Designed landscape feature, Granard, Co. Limerick
Co. Limerick |
Designed Landscapes
On the first Ordnance Survey map of the area, dated 1840, a neat circle sits directly in front of Granard House in County Limerick.
It measures roughly twenty metres in diameter and is drawn with the same quiet confidence as every other feature on that sheet, a formal garden element recorded and then, apparently, forgotten. Today there is nothing there to see.
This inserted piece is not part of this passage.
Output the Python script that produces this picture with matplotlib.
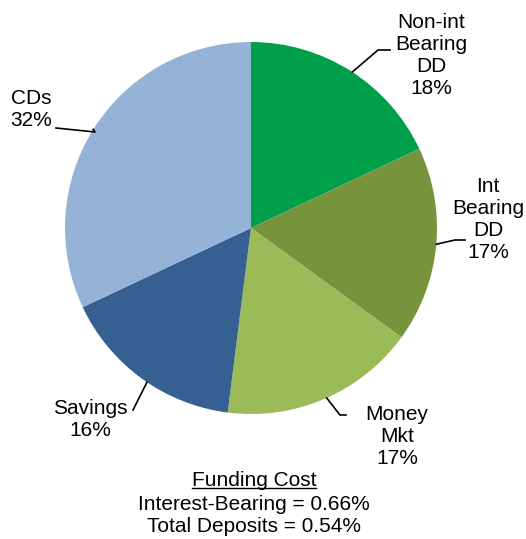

The feature was almost certainly a circular garden arrangement of the kind fashionable among the Irish gentry during the late Georgian and early Victorian periods, when estate grounds were laid out with deliberate geometry, often incorporating flower beds, gravelled walks, or ornamental planting arranged around a central axis. The 1840 Ordnance Survey was carried out with considerable precision, and small designed landscape elements like this were routinely captured by the surveyors. According to the current landowner, the circle was indeed a circular garden feature associated with the house, which lends weight to that interpretation even if the finer details of its planting or construction are no longer known. Denis Power, who compiled the record in 2012, found no evident trace of it remaining on the ground.
For a visitor, there is frankly little to observe on site beyond the house itself and the ground in front of it. The value here is less in the visit than in the comparison: the 1840 OS map, freely available through the Historic Maps viewer on the Ordnance Survey Ireland website, shows the circle clearly, and setting that image against the present landscape is its own small exercise in how thoroughly a place can be remade within a century or two. The feature is not marked, signed, or in any way announced. What makes it worth knowing about is precisely the gap between what was once carefully recorded and what now simply is not there.